Early intervention in anorexia nervosa could dramatically improve treatment outcomes, yet clinicians currently lack reliable biological tools to identify at-risk individuals or predict treatment response. This represents a critical gap in managing a disorder with one of the highest mortality rates among psychiatric conditions.

A comprehensive consensus review by the World Federation of Societies of Biological Psychiatry identified multiple biological markers associated with anorexia nervosa across clinical, molecular, cellular, neuroimaging, and neurophysiological domains. These include genetic and epigenetic factors, hormonal disruptions, immune system alterations, metabolic signatures, brain structural changes, and cardiac parameters. Some clinical and laboratory measures already serve as risk indicators in current practice, while molecular markers are advancing understanding of the disorder's underlying biological mechanisms and physical health consequences.

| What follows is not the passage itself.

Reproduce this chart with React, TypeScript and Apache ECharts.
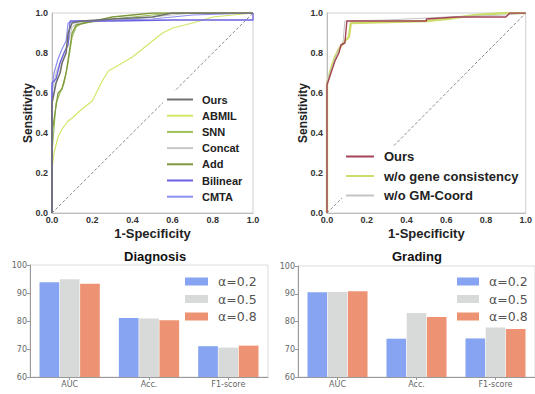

This systematic cataloguing represents important progress toward precision medicine approaches for eating disorders. However, the clinical utility remains constrained by significant methodological limitations. Most existing research relies on group-level comparisons rather than individual diagnostic accuracy studies. The field lacks crucial data on sensitivity, specificity, and prognostic value—the statistical measures necessary to translate research findings into reliable clinical tools. Without these validation studies, even promising biomarkers cannot yet guide treatment decisions or screening protocols. The consensus highlights this as a priority research direction, suggesting that while biological markers may eventually enable targeted early intervention and overcome treatment resistance, substantial additional work is needed to establish their practical clinical value for individual patients.